El toisón de oro
Una mirada de mariposa.
La mirada: eso es lo primero con lo que el espectador tiene que enfrentarse cuando se encuentra con El toisón de oro (1937), de Wolfgang Paalen. Son las alas decrépitas, son los labios apretados, es el cuello perfectamente blanco, esbelto, casi de mármol —es, en fin, la figura sostenida en un trance hipnótico y angustiado, que mira de frente a quien se cruce por su camino.
La paleta que el artista escoge no es casual: cae casi en una monocromía de azules que tiende a la oscuridad más bien pétreos, en contraste con el tono acuoso de un horizonte que bien podría ser marino o de tormenta anunciada. Y la figura está ahí en medio: mitad helénica, mitad surrealista, con un remate que más bien remite a los restos de un insecto indeseable. Es justamente en ese elemento que se centra la composición —y el que rompe, también, con el eje armonioso de la gama azul—: dos círculos que miran al infinito acontecer del universo, pero que no se enfocan en nada en específico.

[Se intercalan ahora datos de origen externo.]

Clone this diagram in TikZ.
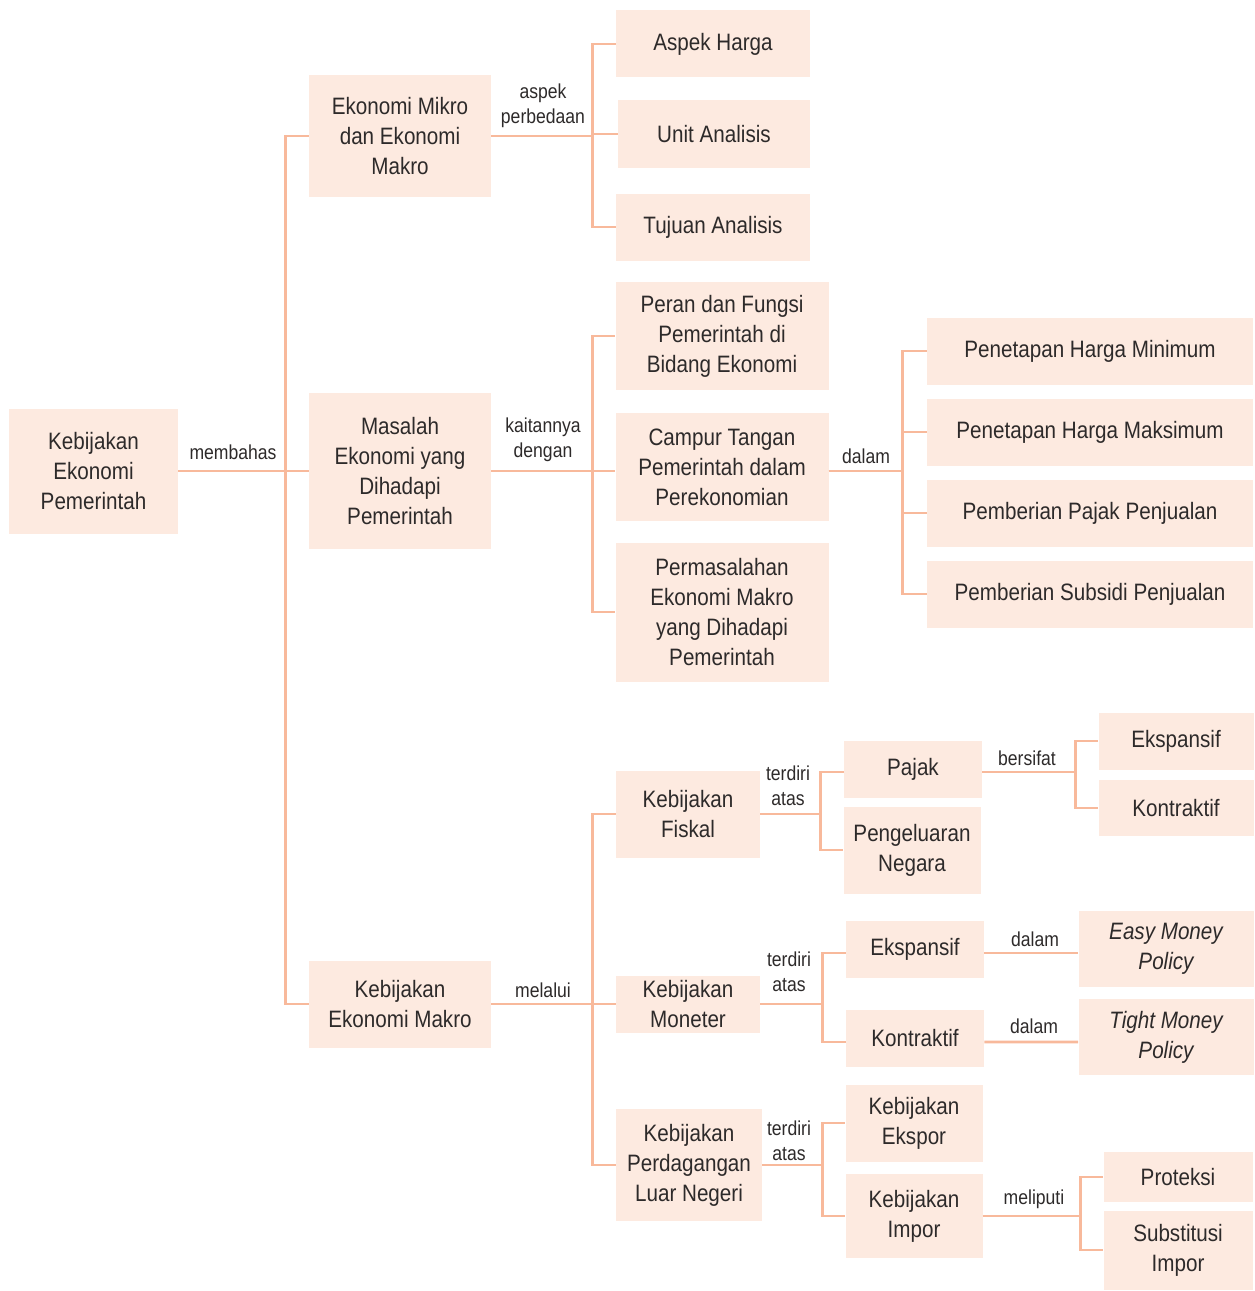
\documentclass[tikz,border=0pt]{standalone}
\usepackage{fontspec}
\setmainfont{Liberation Sans}[FakeStretch=0.87]
\usetikzlibrary{positioning}
\definecolor{boxpeach}{RGB}{253,234,224}
\definecolor{linepeach}{RGB}{248,185,155}
\definecolor{txtgray}{RGB}{45,42,42}

\begin{document}
\begin{tikzpicture}[x=0.02cm, y=-0.02cm,
    box/.style={rectangle, fill=boxpeach, text=txtgray, align=center, inner sep=0pt, font=\fontsize{13.5}{17}\selectfont},
    sz/.style 2 args={minimum width=#1*0.02cm, minimum height=#2*0.02cm},
    lbl/.style={text=txtgray, align=center, inner sep=0pt, font=\fontsize{11.5}{14}\selectfont},
    conn/.style={draw=linepeach, line width=1.6pt}]

    \useasboundingbox (0,0) rectangle (1254,1291);

    % root and first level
    \node[box, sz={169}{125}] (kep) at (93.5,471) {Kebijakan\\Ekonomi\\Pemerintah};
    \node[box, sz={182}{122}] (mikro) at (400,136) {Ekonomi Mikro\\dan Ekonomi\\Makro};
    \node[box, sz={182}{156}] (masalah) at (400,471) {Masalah\\Ekonomi yang\\Dihadapi\\Pemerintah};
    \node[box, sz={182}{87}] (makro) at (400,1004) {Kebijakan\\Ekonomi Makro};

    % mikro dan makro
    \node[box, sz={194}{67}] (harga) at (713,44) {Aspek Harga};
    \node[box, sz={192}{67}] (unit) at (714,134) {Unit Analisis};
    \node[box, sz={194}{67}] (tujuan) at (713,227) {Tujuan Analisis};

    % masalah ekonomi
    \node[box, sz={213}{108}] (peran) at (722,336) {Peran dan Fungsi\\Pemerintah di\\Bidang Ekonomi};
    \node[box, sz={213}{108}] (campur) at (722,467) {Campur Tangan\\Pemerintah dalam\\Perekonomian};
    \node[box, sz={213}{139}] (permas) at (722,612) {Permasalahan\\Ekonomi Makro\\yang Dihadapi\\Pemerintah};
    \node[box, sz={326}{67}] (hmin) at (1090,351) {Penetapan Harga Minimum};
    \node[box, sz={326}{67}] (hmaks) at (1090,432) {Penetapan Harga Maksimum};
    \node[box, sz={326}{67}] (pajakjual) at (1090,513) {Pemberian Pajak Penjualan};
    \node[box, sz={326}{67}] (subsidi) at (1090,594) {Pemberian Subsidi Penjualan};

    % kebijakan fiskal
    \node[box, sz={144}{87}] (fiskal) at (688,814) {Kebijakan\\Fiskal};
    \node[box, sz={138}{57}] (pajak) at (913,769) {Pajak};
    \node[box, sz={137}{87}] (belanja) at (912,850) {Pengeluaran\\Negara};
    \node[box, sz={155}{57}] (fekspan) at (1176,741) {Ekspansif};
    \node[box, sz={155}{56}] (fkontra) at (1176,808) {Kontraktif};

    % kebijakan moneter
    \node[box, sz={144}{57}] (moneter) at (688,1004) {Kebijakan\\Moneter};
    \node[box, sz={138}{57}] (mekspan) at (915,949) {Ekspansif};
    \node[box, sz={138}{57}] (mkontra) at (915,1038) {Kontraktif};
    \node[box, sz={175}{76}] (easy) at (1166,949) {\itshape Easy Money\\\itshape Policy};
    \node[box, sz={175}{76}] (tight) at (1166,1037) {\itshape Tight Money\\\itshape Policy};

    % perdagangan luar negeri
    \node[box, sz={146}{112}] (dagang) at (689,1165) {Kebijakan\\Perdagangan\\Luar Negeri};
    \node[box, sz={137}{77}] (ekspor) at (914,1123) {Kebijakan\\Ekspor};
    \node[box, sz={137}{84}] (impor) at (914,1216) {Kebijakan\\Impor};
    \node[box, sz={149}{50}] (proteksi) at (1178,1177) {Proteksi};
    \node[box, sz={149}{79}] (substitusi) at (1178,1250) {Substitusi\\Impor};

    % connectors
    \draw[conn] (kep.east) -- ++(107,0) |- (mikro.west);
    \draw[conn] (kep.east) -- ++(107,0) |- (masalah.west);
    \draw[conn] (kep.east) -- ++(107,0) |- (makro.west);

    \draw[conn] (mikro.east) -- ++(101,0) |- (harga.west);
    \draw[conn] (mikro.east) -- ++(101,0) |- (unit.west);
    \draw[conn] (mikro.east) -- ++(101,0) |- (tujuan.west);

    \draw[conn] (masalah.east) -- ++(101,0) |- (peran.west);
    \draw[conn] (masalah.east) -- ++(101,0) |- ([yshift=-0.08cm]campur.west);
    \draw[conn] (masalah.east) -- ++(101,0) |- (permas.west);

    \draw[conn] ([yshift=-0.08cm]campur.east) -- ++(74,0) |- (hmin.west);
    \draw[conn] ([yshift=-0.08cm]campur.east) -- ++(74,0) |- (hmaks.west);
    \draw[conn] ([yshift=-0.08cm]campur.east) -- ++(74,0) |- (pajakjual.west);
    \draw[conn] ([yshift=-0.08cm]campur.east) -- ++(74,0) |- (subsidi.west);

    \draw[conn] (makro.east) -- ++(101,0) |- (fiskal.west);
    \draw[conn] (makro.east) -- ++(101,0) |- (moneter.west);
    \draw[conn] (makro.east) -- ++(101,0) |- (dagang.west);

    \draw[conn] (fiskal.east) -- ++(60,0) |- ([yshift=-0.06cm]pajak.west);
    \draw[conn] (fiskal.east) -- ++(60,0) |- (belanja.west);
    \draw[conn] ([yshift=-0.06cm]pajak.east) -- ++(93,0) |- (fekspan.west);
    \draw[conn] ([yshift=-0.06cm]pajak.east) -- ++(93,0) |- (fkontra.west);

    \draw[conn] (moneter.east) -- ++(62,0) |- ([yshift=-0.08cm]mekspan.west);
    \draw[conn] (moneter.east) -- ++(62,0) |- ([yshift=-0.08cm]mkontra.west);
    \draw[conn] ([yshift=-0.08cm]mekspan.east) -- ([yshift=-0.08cm]easy.west);
    \draw[conn] ([yshift=-0.08cm]mkontra.east) -- ([yshift=-0.1cm]tight.west);

    \draw[conn] (dagang.east) -- ++(60,0) |- (ekspor.west);
    \draw[conn] (dagang.east) -- ++(60,0) |- (impor.west);
    \draw[conn] (impor.east) -- ++(98,0) |- (proteksi.west);
    \draw[conn] (impor.east) -- ++(98,0) |- (substitusi.west);

    % connector labels
    \node[lbl] (lmembahas) at (233,452) {membahas};
    \node[lbl] (laspek) at (543,106) {aspek\\perbedaan};
    \node[lbl] (lkait) at (543,440) {kaitannya\\dengan};
    \node[lbl] (ldalam1) at (866,456) {dalam};
    \node[lbl] (lmelalui) at (543,990) {melalui};
    \node[lbl] (latas1) at (788,786) {terdiri\\atas};
    \node[lbl] (lsifat) at (1027,758) {bersifat};
    \node[lbl] (latas2) at (789,972) {terdiri\\atas};
    \node[lbl] (ldalam2) at (1035,939) {dalam};
    \node[lbl] (ldalam3) at (1034,1026) {dalam};
    \node[lbl] (latas3) at (789,1141) {terdiri\\atas};
    \node[lbl] (lliputi) at (1034,1199) {meliputi};
\end{tikzpicture}
\end{document}
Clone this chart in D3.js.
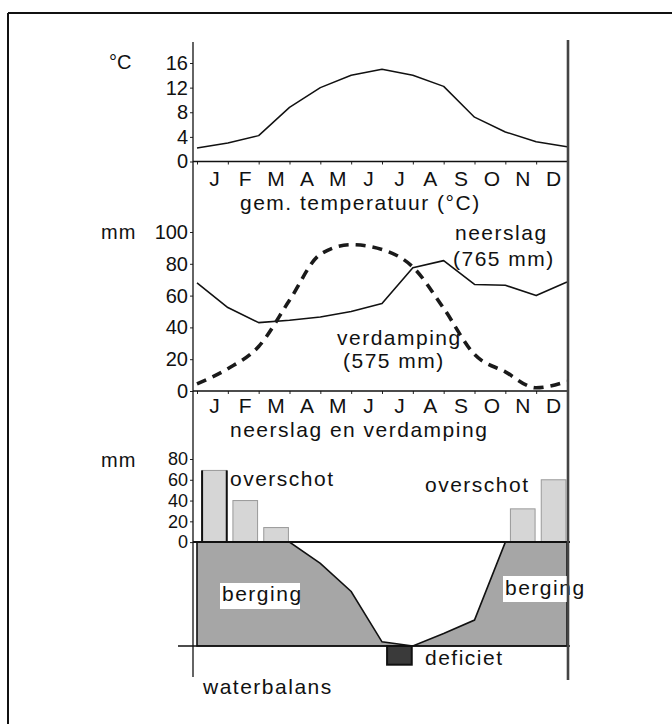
<!DOCTYPE html>
<html>
<head>
<meta charset="utf-8">
<script src="https://cdn.jsdelivr.net/npm/d3@7"></script>
<style>
  body { margin: 0; background: #fff; }
  text { font-family: "Liberation Sans", Arial, sans-serif; fill: #111; }
</style>
</head>
<body>
<div id="chart"></div>
<script>
// data (13 points = month boundaries, jan .. jan)
var months = ["J", "F", "M", "A", "M", "J", "J", "A", "S", "O", "N", "D"];
var temperatuur = [2.2, 3.0, 4.2, 8.8, 12.0, 14.0, 15.0, 14.0, 12.2, 7.2, 4.8, 3.2, 2.4];
var neerslag = [68, 52.5, 43, 44.5, 46.5, 50, 55, 77.5, 82, 67, 66.5, 60, 68.5];
var verdamping = [4.5, 14, 28, 57, 86, 92, 89, 78, 52, 23, 12, 2, 6];
// bottom chart: per month bars and storage curve
var overschot = [69, 40, 14, 0, 0, 0, 0, 0, 0, 0, 32, 60];
var deficiet = [0, 0, 0, 0, 0, 0, 18, 0, 0, 0, 0, 0];
var berging = [0, 0, 0, 0, -20.5, -47.5, -96, -100, -88, -75, 0, 0, 0];
var tempTicks = [0, 4, 8, 12, 16];
var mmTicks = [0, 20, 40, 60, 80, 100];
var balTicks = [0, 20, 40, 60, 80];

var W = 672, H = 724;
var axisX = 193, rightX = 568;

var svg = d3.select("#chart")
    .append("svg")
    .attr("width", W)
    .attr("height", H);

// frame (top + left edge)
svg.append("line").attr("x1", 8).attr("y1", 13).attr("x2", W).attr("y2", 13)
    .attr("stroke", "#111").attr("stroke-width", 2);
svg.append("line").attr("x1", 8).attr("y1", 13).attr("x2", 8).attr("y2", H)
    .attr("stroke", "#111").attr("stroke-width", 2);

// shared x scales
var x = d3.scaleLinear().domain([0, 12]).range([197, 567]);
var xb = d3.scaleBand().domain(d3.range(12)).range([199, 569])
    .paddingInner(0.2).paddingOuter(0.1);

// y scales
var yT = d3.scaleLinear().domain([0, 16]).range([161.5, 63]);
var yM = d3.scaleLinear().domain([0, 100]).range([391, 232]);
var yB = d3.scaleLinear().domain([-100, 80]).range([646, 459]);

function txt(s, x0, y0, size, spacing) {
    return svg.append("text")
        .attr("x", x0).attr("y", y0)
        .style("font-size", size + "px")
        .style("letter-spacing", (spacing || 0) + "px")
        .text(s);
}

function yAxis(scale, ticks, size) {
    var g = svg.append("g")
        .attr("transform", "translate(" + axisX + ",0)")
        .call(d3.axisLeft(scale).tickValues(ticks).tickSize(3).tickPadding(2));
    g.select(".domain").remove();
    g.selectAll("line").attr("stroke", "#222");
    g.selectAll("text")
        .style("font-size", size + "px")
        .style("font-family", "'Liberation Sans', Arial, sans-serif")
        .attr("fill", "#111");
    return g;
}

function xAxis(yPos) {
    var g = svg.append("g")
        .attr("transform", "translate(0," + yPos + ")")
        .call(d3.axisBottom(x).tickValues(d3.range(13)).tickSize(3).tickFormat(""));
    g.select(".domain").remove();
    g.selectAll("line").attr("stroke", "#222");
    svg.append("line")
        .attr("x1", axisX).attr("x2", rightX)
        .attr("y1", yPos).attr("y2", yPos)
        .attr("stroke", "#111").attr("stroke-width", 1.6);
}

function monthLabels(yPos) {
    svg.append("g").selectAll("text")
        .data(months)
        .enter().append("text")
        .attr("x", function(d, i) { return x(i + 0.5) + 2; })
        .attr("y", yPos)
        .attr("text-anchor", "middle")
        .style("font-size", "21px")
        .text(function(d) { return d; });
}

// ---- top: temperature
yAxis(yT, tempTicks, 20);
xAxis(yT(0));
svg.append("path")
    .datum(temperatuur)
    .attr("fill", "none")
    .attr("stroke", "#111")
    .attr("stroke-width", 1.5)
    .attr("stroke-linejoin", "round")
    .attr("d", d3.line()
        .x(function(d, i) { return x(i); })
        .y(function(d) { return yT(d); }));
txt("°C", 109, 69, 20);
monthLabels(186);
txt("gem. temperatuur (°C)", 240, 210, 21, 1.5);

// ---- middle: neerslag en verdamping
yAxis(yM, mmTicks, 20);
xAxis(yM(0));
svg.append("path")
    .datum(neerslag)
    .attr("fill", "none")
    .attr("stroke", "#111")
    .attr("stroke-width", 1.6)
    .attr("stroke-linejoin", "round")
    .attr("d", d3.line()
        .x(function(d, i) { return x(i); })
        .y(function(d) { return yM(d); }));
svg.append("path")
    .datum(verdamping)
    .attr("fill", "none")
    .attr("stroke", "#1a1a1a")
    .attr("stroke-width", 3.6)
    .attr("stroke-dasharray", "10,7")
    .attr("d", d3.line()
        .curve(d3.curveMonotoneX)
        .x(function(d, i) { return x(i); })
        .y(function(d) { return yM(d); }));
txt("mm", 101, 239, 20, 1);
txt("neerslag", 455, 240, 21, 1.5);
txt("(765 mm)", 453, 266, 21, 1.5);
txt("verdamping", 337, 345, 21, 1.5);
txt("(575 mm)", 343, 368, 21, 1.5);
monthLabels(413);
txt("neerslag en verdamping", 230, 437, 21, 1.5);

// ---- bottom: waterbalans
svg.append("path")
    .datum(berging)
    .attr("fill", "#a6a6a6")
    .attr("stroke", "#111")
    .attr("stroke-width", 1.6)
    .attr("d", d3.area()
        .x(function(d, i) { return x(i); })
        .y0(yB(-100))
        .y1(function(d) { return yB(d); }));

var bars = overschot.map(function(d, i) { return {i: i, v: d}; })
    .filter(function(d) { return d.v > 0; });
svg.append("g").selectAll("rect")
    .data(bars)
    .enter().append("rect")
    .attr("x", function(d) { return xb(d.i); })
    .attr("y", function(d) { return yB(d.v); })
    .attr("width", xb.bandwidth())
    .attr("height", function(d) { return yB(0) - yB(d.v); })
    .attr("fill", "#d6d6d6")
    .attr("stroke", "#999")
    .attr("stroke-width", 1);

// January bar has black sides
[0, xb.bandwidth()].forEach(function(dx) {
    svg.append("line")
        .attr("x1", xb(0) + dx).attr("x2", xb(0) + dx)
        .attr("y1", yB(overschot[0])).attr("y2", yB(0))
        .attr("stroke", "#111").attr("stroke-width", 2);
});

svg.append("g").selectAll("rect")
    .data(deficiet.map(function(d, i) { return {i: i, v: d}; })
        .filter(function(d) { return d.v > 0; }))
    .enter().append("rect")
    .attr("x", function(d) { return xb(d.i); })
    .attr("y", yB(-100))
    .attr("width", xb.bandwidth())
    .attr("height", function(d) { return yB(-100 - d.v) - yB(-100); })
    .attr("fill", "#3a3a3a")
    .attr("stroke", "#111")
    .attr("stroke-width", 2);

// zero line and bottom line
svg.append("line")
    .attr("x1", axisX).attr("x2", rightX + 2)
    .attr("y1", yB(0)).attr("y2", yB(0))
    .attr("stroke", "#111").attr("stroke-width", 2);
svg.append("line")
    .attr("x1", 178).attr("x2", rightX + 2)
    .attr("y1", yB(-100)).attr("y2", yB(-100))
    .attr("stroke", "#111").attr("stroke-width", 1.4);

yAxis(yB, balTicks, 18);

// labels bottom
txt("mm", 101, 467, 20, 1);
txt("overschot", 230, 486, 21, 1.5);
txt("overschot", 425, 492, 21, 1.5);

svg.append("rect").attr("x", 220).attr("y", 583).attr("width", 80).attr("height", 26).attr("fill", "#fff");
txt("berging", 222, 601, 21, 1.5);
svg.append("rect").attr("x", 503).attr("y", 576).attr("width", 75).attr("height", 26).attr("fill", "#fff");
txt("berging", 505, 595, 21, 1.5);
txt("deficiet", 425, 665, 21, 1.5);
txt("waterbalans", 203, 694, 21, 1.5);

// long vertical lines
svg.append("line")
    .attr("x1", axisX).attr("x2", axisX)
    .attr("y1", 42).attr("y2", 677)
    .attr("stroke", "#111").attr("stroke-width", 1.3);
svg.append("line")
    .attr("x1", rightX).attr("x2", rightX)
    .attr("y1", 40).attr("y2", 680)
    .attr("stroke", "#444").attr("stroke-width", 2.6);
</script>
</body>
</html>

Lo cierto es que hay algo terriblemente inconveniente con la fijación escrupulosa con la que la figura mira al exterior: disgusta la intensidad, la inexpresividad, la insistencia: es como una petición que todavía no se hace, o una promesa que no se ha terminado de formular todavía. Sin embargo, es innegable el sustento teórico que subyace a la composición de Paalen: como parte fundamental del movimiento surrealista, mucha de su obra perteneciente al movimiento encuentra su basamento en Tótem y tabú, de Freud.
La figura es tan incómoda porque tiene sus raíces en aquel concepto psicoanalítico del dios-padre —de ahí el tótem—, con el que el hijo tiene que luchar para sacar adelante su propia sexualidad —y ahí el tabú—. Paalen logra representar muy bien la conjunción molesta entre ambas concepciones freudianas, y le basta solamente la mirada del personaje para condensar estos dos conceptos tan apócrifos, tan inconvenientes, tan contundentes —como la mirada de una mariposa.